*What needs to be done*. Leaving out the pictures, retype the lines from the beginning of the listing through the line containing "0.361, 0.177]".

□ □ □ □ □

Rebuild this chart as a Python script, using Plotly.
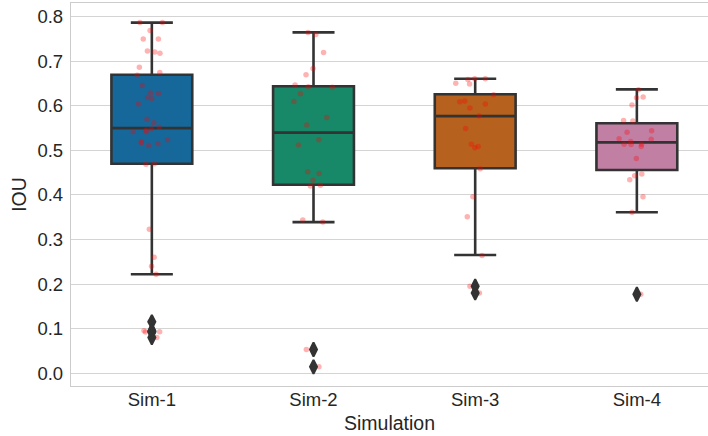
import plotly.graph_objects as go

categories = ["Sim-1", "Sim-2", "Sim-3", "Sim-4"]

# box statistics
q1 = [0.470, 0.423, 0.460, 0.456]
median = [0.550, 0.540, 0.577, 0.518]
q3 = [0.670, 0.644, 0.626, 0.561]
lowerfence = [0.222, 0.339, 0.265, 0.361]
upperfence = [0.787, 0.765, 0.661, 0.637]

# outliers (diamonds)
outliers_sim1 = [0.115, 0.095, 0.093, 0.092, 0.080]
outliers_sim2 = [0.053, 0.014]
outliers_sim3 = [0.195, 0.180]
outliers_sim4 = [0.177]

# individual observations (strip points)
values_sim1 = [0.787, 0.787, 0.769, 0.750, 0.750, 0.723, 0.721, 0.718, 0.687, 0.675,
               0.669, 0.646, 0.628, 0.629, 0.619, 0.616, 0.604, 0.570, 0.562, 0.552,
               0.548, 0.545, 0.542, 0.542, 0.524, 0.518, 0.515, 0.519, 0.511, 0.470,
               0.469, 0.323, 0.260, 0.240, 0.222, 0.115, 0.095, 0.093, 0.092, 0.080]
values_sim2 = [0.765, 0.760, 0.720, 0.684, 0.670, 0.647, 0.642, 0.643, 0.627, 0.610,
               0.574, 0.557, 0.524, 0.512, 0.452, 0.448, 0.433, 0.420, 0.422, 0.344,
               0.339, 0.053, 0.014]
values_sim3 = [0.659, 0.661, 0.661, 0.651, 0.649, 0.625, 0.611, 0.609, 0.604, 0.595,
               0.577, 0.549, 0.514, 0.509, 0.506, 0.459, 0.396, 0.351, 0.264, 0.195,
               0.180]
values_sim4 = [0.636, 0.620, 0.618, 0.602, 0.567, 0.566, 0.544, 0.541, 0.526, 0.525,
               0.520, 0.513, 0.514, 0.514, 0.509, 0.482, 0.447, 0.443, 0.434, 0.396,
               0.361, 0.177]

box_colors = ["rgb(22,104,154)", "rgb(23,137,104)", "rgb(182,97,30)", "rgb(194,127,164)"]
y_ticks = [0.0, 0.1, 0.2, 0.3, 0.4, 0.5, 0.6, 0.7, 0.8]

outliers = [outliers_sim1, outliers_sim2, outliers_sim3, outliers_sim4]
values = [values_sim1, values_sim2, values_sim3, values_sim4]

EDGE = "#333333"
FONT = "Liberation Sans, Arial, sans-serif"

fig = go.Figure()

for i, cat in enumerate(categories):
    fig.add_trace(go.Box(
        x=[cat], q1=[q1[i]], median=[median[i]], q3=[q3[i]],
        lowerfence=[lowerfence[i]], upperfence=[upperfence[i]],
        width=0.5, whiskerwidth=0.52,
        fillcolor=box_colors[i],
        line=dict(color=EDGE, width=2.6),
        boxpoints=False, showlegend=False, hoverinfo="skip",
    ))

for i, cat in enumerate(categories):
    fig.add_trace(go.Scatter(
        x=[cat] * len(outliers[i]), y=outliers[i], mode="markers",
        marker=dict(symbol="diamond-tall", size=10, color=EDGE,
                    line=dict(color=EDGE, width=2)),
        showlegend=False, hoverinfo="skip",
    ))

for i, cat in enumerate(categories):
    fig.add_trace(go.Box(
        x=[cat] * len(values[i]), y=values[i],
        boxpoints="all", jitter=1.0, pointpos=0, width=0.28,
        fillcolor="rgba(0,0,0,0)",
        line=dict(color="rgba(0,0,0,0)", width=0),
        marker=dict(color="rgba(255,0,0,0.3)", size=5.5, line=dict(width=0)),
        showlegend=False, hoverinfo="skip",
    ))

fig.update_layout(
    width=708, height=436,
    margin=dict(l=71, r=0, t=3, b=50),
    paper_bgcolor="white", plot_bgcolor="white",
    font=dict(family=FONT, size=18.5, color="#262626"),
    boxmode="overlay",
    showlegend=False,
)

fig.update_xaxes(
    type="category", categoryorder="array", categoryarray=categories,
    range=[-0.5, 3.44],
    showgrid=False, zeroline=False,
    showline=True, linecolor="#cccccc", linewidth=1.3, mirror=True,
    ticks="", ticklabelstandoff=-3,
    title=dict(text="Simulation", standoff=7, font=dict(size=19.5)),
    tickfont=dict(size=18.5),
)

fig.update_yaxes(
    range=[-0.029, 0.831],
    tickvals=y_ticks, ticktext=[f"{v:.1f}" for v in y_ticks],
    showgrid=True, gridcolor="#d4d4d4", gridwidth=1,
    zeroline=False,
    showline=True, linecolor="#cccccc", linewidth=1.3,
    ticks="", ticklabelstandoff=3,
    title=dict(text="IOU", standoff=5, font=dict(size=19.5)),
    tickfont=dict(size=18.5),
)

fig.write_html(
    "out.html",
    config={"displayModeBar": False},
    post_script="document.body.style.margin='0';document.body.style.overflow='hidden';",
)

□ □ □ □ □

*Answer for the task*.
Rebuild this chart as a Python script, using Plotly.
import plotly.graph_objects as go

categories = ["Sim-1", "Sim-2", "Sim-3", "Sim-4"]

# box statistics
q1 = [0.470, 0.423, 0.460, 0.456]
median = [0.550, 0.540, 0.577, 0.518]
q3 = [0.670, 0.644, 0.626, 0.561]
lowerfence = [0.222, 0.339, 0.265, 0.361]
upperfence = [0.787, 0.765, 0.661, 0.637]

# outliers (diamonds)
outliers_sim1 = [0.115, 0.095, 0.093, 0.092, 0.080]
outliers_sim2 = [0.053, 0.014]
outliers_sim3 = [0.195, 0.180]
outliers_sim4 = [0.177]

# individual observations (strip points)
values_sim1 = [0.787, 0.787, 0.769, 0.750, 0.750, 0.723, 0.721, 0.718, 0.687, 0.675,
               0.669, 0.646, 0.628, 0.629, 0.619, 0.616, 0.604, 0.570, 0.562, 0.552,
               0.548, 0.545, 0.542, 0.542, 0.524, 0.518, 0.515, 0.519, 0.511, 0.470,
               0.469, 0.323, 0.260, 0.240, 0.222, 0.115, 0.095, 0.093, 0.092, 0.080]
values_sim2 = [0.765, 0.760, 0.720, 0.684, 0.670, 0.647, 0.642, 0.643, 0.627, 0.610,
               0.574, 0.557, 0.524, 0.512, 0.452, 0.448, 0.433, 0.420, 0.422, 0.344,
               0.339, 0.053, 0.014]
values_sim3 = [0.659, 0.661, 0.661, 0.651, 0.649, 0.625, 0.611, 0.609, 0.604, 0.595,
               0.577, 0.549, 0.514, 0.509, 0.506, 0.459, 0.396, 0.351, 0.264, 0.195,
               0.180]
values_sim4 = [0.636, 0.620, 0.618, 0.602, 0.567, 0.566, 0.544, 0.541, 0.526, 0.525,
               0.520, 0.513, 0.514, 0.514, 0.509, 0.482, 0.447, 0.443, 0.434, 0.396,
               0.361, 0.177]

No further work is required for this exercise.